Auditors should answer “show me this run” from a read-only console that renders the hash-chained timeline — not from raw S3 grep. Harbor's replay UI maps each tool.invoked to policy text, approver name, and a diff view of ledger state. Replay is read-only; re-execution belongs in staging with synthetic data.

Legal hold

When litigation starts, freeze retention jobs for affected tenant_id + date range. Tag held events so TTL sweepers skip them; auto-expire hold when legal clears the matter.

Harbor Finance refactor

Before the dedicated audit store, Harbor had: NetSuite native logs (no agent context), OpenTelemetry (sampled, 14-day retention), and Slack approval threads (editable, no hash chain).
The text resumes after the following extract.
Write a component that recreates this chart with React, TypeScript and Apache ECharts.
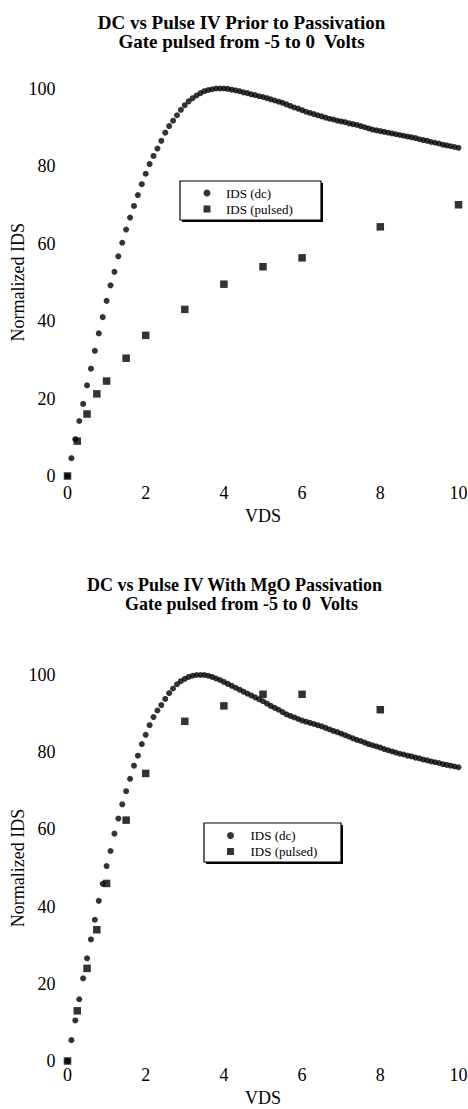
import React, { useEffect, useRef } from "react";
import * as echarts from "echarts";

const FONT = '"Liberation Serif", "Times New Roman", serif';

const vdsTicks = [0, 2, 4, 6, 8, 10];
const idsTicks = [0, 20, 40, 60, 80, 100];

const titleBefore = ["DC vs Pulse IV Prior to Passivation", "Gate pulsed from -5 to 0  Volts"];
const titleAfter = ["DC vs Pulse IV With MgO Passivation", "Gate pulsed from -5 to 0  Volts"];
const seriesNames = ["IDS (dc)", "IDS (pulsed)"];

const dcVds = [
  0, 0.1, 0.2, 0.3, 0.4, 0.5, 0.6, 0.7, 0.8, 0.9,
  1, 1.1, 1.2, 1.3, 1.4, 1.5, 1.6, 1.7, 1.8, 1.9,
  2, 2.1, 2.2, 2.3, 2.4, 2.5, 2.6, 2.7, 2.8, 2.9,
  3, 3.1, 3.2, 3.3, 3.4, 3.5, 3.6, 3.7, 3.8, 3.9,
  4, 4.1, 4.2, 4.3, 4.4, 4.5, 4.6, 4.7, 4.8, 4.9,
  5, 5.1, 5.2, 5.3, 5.4, 5.5, 5.6, 5.7, 5.8, 5.9,
  6, 6.1, 6.2, 6.3, 6.4, 6.5, 6.6, 6.7, 6.8, 6.9,
  7, 7.1, 7.2, 7.3, 7.4, 7.5, 7.6, 7.7, 7.8, 7.9,
  8, 8.1, 8.2, 8.3, 8.4, 8.5, 8.6, 8.7, 8.8, 8.9,
  9, 9.1, 9.2, 9.3, 9.4, 9.5, 9.6, 9.7, 9.8, 9.9,
  10,
];

const dcBefore = [
  0, 4.6, 9.5, 14.2, 18.6, 23.4, 27.7, 32.3, 36.8, 41.0,
  45.2, 49.2, 52.7, 56.7, 60.2, 63.6, 66.7, 69.7, 72.5, 75.3,
  78.0, 80.5, 82.6, 84.5, 86.5, 88.6, 90.3, 91.7, 93.1, 94.5,
  95.7, 96.7, 97.5, 98.2, 98.8, 99.3, 99.6, 99.8, 100.0, 100.0,
  100.0, 99.9, 99.7, 99.5, 99.3, 99.0, 98.8, 98.5, 98.3, 98.0,
  97.8, 97.5, 97.2, 96.9, 96.6, 96.3, 95.9, 95.5, 95.1, 94.8,
  94.4, 94.0, 93.7, 93.4, 93.1, 92.8, 92.5, 92.2, 92.0, 91.7,
  91.5, 91.3, 91.0, 90.8, 90.6, 90.3, 90.0, 89.7, 89.4, 89.2,
  89.0, 88.8, 88.6, 88.4, 88.2, 88.0, 87.8, 87.6, 87.4, 87.2,
  86.9, 86.7, 86.5, 86.2, 86.0, 85.8, 85.5, 85.3, 85.1, 84.9,
  84.7,
];

const dcAfter = [
  0, 5.4, 10.5, 16.0, 21.4, 26.6, 31.5, 36.6, 41.5, 45.9,
  50.5, 54.4, 58.9, 62.8, 66.5, 69.9, 73.1, 76.5, 79.1, 82.1,
  84.5, 87.0, 89.1, 90.8, 92.2, 93.8, 95.3, 96.5, 97.6, 98.4,
  99.0, 99.5, 99.8, 100.0, 100.0, 100.0, 99.8, 99.5, 99.1, 98.7,
  98.2, 97.7, 97.2, 96.7, 96.2, 95.7, 95.2, 94.7, 94.2, 93.7,
  93.2, 92.6, 92.0, 91.5, 91.0, 90.4, 89.8, 89.4, 89.0, 88.6,
  88.2, 87.9, 87.6, 87.3, 87.0, 86.7, 86.3, 85.9, 85.5, 85.2,
  84.8, 84.4, 84.0, 83.6, 83.2, 82.9, 82.5, 82.1, 81.8, 81.5,
  81.2, 80.8, 80.5, 80.2, 79.9, 79.6, 79.4, 79.1, 78.9, 78.6,
  78.4, 78.1, 77.9, 77.6, 77.4, 77.2, 76.9, 76.7, 76.5, 76.3,
  76.1,
];

const pulsedVdsBefore = [0, 0.25, 0.5, 0.75, 1, 1.5, 2, 3, 4, 5, 6, 8, 10];
const pulsedBefore = [0, 9, 16, 21.2, 24.5, 30.4, 36.3, 43, 49.5, 54, 56.3, 64.3, 70];

const pulsedVdsAfter = [0, 0.25, 0.5, 0.75, 1, 1.5, 2, 3, 4, 5, 6, 8];
const pulsedAfter = [0, 13, 24, 34, 46, 62.4, 74.5, 88, 92, 95, 95, 91];

const pair = (xs: number[], ys: number[]) => xs.map((x, i) => [x, ys[i]]);

const SQUARE = "path://M0,0L10,0L10,10L0,10Z";

export default function App() {
  const ref = useRef<HTMLDivElement>(null);

  useEffect(() => {
    if (!ref.current) return;
    const chart = echarts.init(ref.current, null, { renderer: "svg" });

    const grids = [
      { left: 67.5, top: 88.5, width: 391, height: 387.5, containLabel: false, outerBoundsMode: "none" },
      { left: 67.5, top: 675, width: 391, height: 386, containLabel: false, outerBoundsMode: "none" },
    ];

    const xAxis = grids.map((_, i) => ({
      type: "value",
      gridIndex: i,
      min: vdsTicks[0],
      max: vdsTicks[vdsTicks.length - 1],
      interval: vdsTicks[1] - vdsTicks[0],
      name: "VDS",
      nameLocation: "middle",
      nameGap: i === 0 ? 31 : 28,
      nameMoveOverlap: false,
      nameTextStyle: { fontFamily: FONT, fontSize: 18, color: "#000" },
      axisLine: { show: false },
      axisTick: { show: false },
      splitLine: { show: false },
      axisLabel: { fontFamily: FONT, fontSize: 18, color: "#000", margin: i === 0 ? 8 : 5 },
    }));

    const yAxis = grids.map((_, i) => ({
      type: "value",
      gridIndex: i,
      min: idsTicks[0],
      max: idsTicks[idsTicks.length - 1],
      interval: idsTicks[1] - idsTicks[0],
      name: "Normalized IDS",
      nameLocation: "middle",
      nameGap: 41,
      nameMoveOverlap: false,
      nameTextStyle: { fontFamily: FONT, fontSize: 18, color: "#000" },
      axisLine: { show: false },
      axisTick: { show: false },
      splitLine: { show: false },
      axisLabel: { fontFamily: FONT, fontSize: 18, color: "#000", margin: 12 },
    }));

    const dcStyle = { color: "#000" };
    const series = [
      {
        name: seriesNames[0], type: "scatter", xAxisIndex: 0, yAxisIndex: 0,
        data: pair(dcVds, dcBefore), symbol: "circle", symbolSize: 6, itemStyle: dcStyle, clip: false,
      },
      {
        name: seriesNames[1], type: "scatter", xAxisIndex: 0, yAxisIndex: 0,
        data: pair(pulsedVdsBefore, pulsedBefore), symbol: "rect", symbolSize: 7.5, itemStyle: dcStyle, clip: false, z: 3,
      },
      {
        name: seriesNames[0], type: "scatter", xAxisIndex: 1, yAxisIndex: 1,
        data: pair(dcVds, dcAfter), symbol: "circle", symbolSize: 6, itemStyle: dcStyle, clip: false,
      },
      {
        name: seriesNames[1], type: "scatter", xAxisIndex: 1, yAxisIndex: 1,
        data: pair(pulsedVdsAfter, pulsedAfter), symbol: "rect", symbolSize: 7.5, itemStyle: dcStyle, clip: false, z: 3,
      },
    ];

    const legendData = [
      { name: seriesNames[0], icon: "circle" },
      { name: seriesNames[1], icon: SQUARE },
    ];
    const legendBase = {
      orient: "vertical",
      padding: 0,
      itemGap: 3,
      itemHeight: 7,
      selectedMode: false,
      data: legendData,
      z: 10,
      textStyle: { fontFamily: FONT, fontSize: 13, color: "#000" },
    };
    const legend = [
      { ...legendBase, left: 203.5, top: 186.5, itemWidth: 28 },
      { ...legendBase, left: 227, top: 829, itemWidth: 30 },
    ];

    const titleText = (text: string, x: number, y: number, size: number) => ({
      type: "text",
      x,
      y,
      style: {
        text,
        font: `bold ${size}px ${FONT}`,
        fill: "#000",
        textAlign: "center",
        textVerticalAlign: "middle",
        align: "center",
        verticalAlign: "middle",
      },
    });

    const legendBox = (x: number, y: number, w: number, h: number) => [
      { type: "rect", z: 1, shape: { x: x + 2, y: y + 2, width: w, height: h }, style: { fill: "#000" } },
      { type: "rect", z: 2, shape: { x, y, width: w, height: h }, style: { fill: "#fff", stroke: "#000", lineWidth: 1.2 } },
    ];

    const graphic = [
      titleText(titleBefore[0], 241.5, 22, 19),
      titleText(titleBefore[1], 241.5, 41, 19),
      titleText(titleAfter[0], 234.5, 585, 18),
      titleText(titleAfter[1], 241.5, 603.5, 18),
      ...legendBox(180, 181, 141, 39),
      ...legendBox(204, 823, 137, 39),
    ];

    chart.setOption({
      animation: false,
      backgroundColor: "#fff",
      textStyle: { fontFamily: FONT },
      grid: grids,
      xAxis,
      yAxis,
      series,
      legend,
      graphic,
    } as any);

    return () => chart.dispose();
  }, []);

  return (
    <div
      ref={ref}
      style={{ position: "absolute", left: 0, top: 0, width: 468, height: 1109, background: "#fff" }}
    />
  );
}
None linked run_id across layers.

Changes shipped

Middleware on the agent runtime emits audit events synchronously before mutating HTTP returns — if audit write fails, tool call fails closed
Tier-2+ approvals require proposal_digest match; Slack bot signs attestations with a service key
Nightly job verifies hash chains per run; broken chains page security
Auditor role in the replay UI — no production DB credentials

Outcomes

SOX finding remediation: 11 days → 6 hours on the next review
Unauthorized mutation attempts dropped 2.1% → 0.04% (mostly caught at attestation mismatch, not post-hoc)
Storage cost +$1,400/month on 40k mutating runs — accepted vs audit risk

Technique decision table

Approach	Best for	Weak when
OpenTelemetry only	Internal dev agents, read-only tools	SOX, HIPAA, PCI; any sampled or short-TTL store
Chat transcript export	Low-stakes support bots	Proving tool side effects; non-repudiation; retention
Append-only audit event store	Regulated mutating agents, finance, healthcare	Cost at extreme volume without tiered retention
Blockchain / public ledger anchoring	Multi-party distrust, external attestations	Latency, cost, privacy for most enterprise agents
Workflow tool logs only (Jira, ServiceNow)	Human-only approvals	Agent autonomous steps between human clicks

Common pitfalls

Async audit write after tool success — crash between effect and log creates permanent gap; write before ack.
Logging raw API keys or card numbers — turns audit store into a breach target; digest and tokenize.
No hash chain or WORM — DBAs can edit rows; auditors will ask.
Stale approval execution — model changes args post-approval; enforce proposal_digest match.
Subagent mutations unattributed — parent run_id must cascade; child actor = delegated scope.
Cancel without audit terminal — orphaned run.started looks like incomplete fraud.
Same retention for reads and writes — storage bill explodes; tier mutating events separately.
Replay that re-executes production tools — accidental double-post; replay UI is read-only.

Production checklist

Define versioned audit event schema with run_id correlation.
Emit events synchronously before mutating tool HTTP returns (fail closed).
Hash-chain events per run; nightly integrity verification job.
Store policy_hash and proposal_digest on every write.
Wire approval attestations from permission gates into audit stream.
Redact PII/PCI at write time; tokenize reversible identifiers in vault.
Separate retention tiers: mutating (years) vs read-only (months).
Read-only replay UI for auditors without production credentials.
Legal hold flag bypassing TTL on affected tenants and date ranges.
Export audit_event_id into traces for engineering cross-link.
Alert on hash-chain breaks and on mutating tools without attestation.
Document what audit proves vs what still requires external system logs.

Key takeaways

Traces debug; audit trails prove — different retention, schema, and consumers.
Harbor cut SOX remediation 11 days → 6 hours with hash-chained attestations.
Fail closed if audit write fails before a mutating tool acks.
Approvals bind to digests, not to conversational intent.
Replay is read-only — re-execution belongs in staging.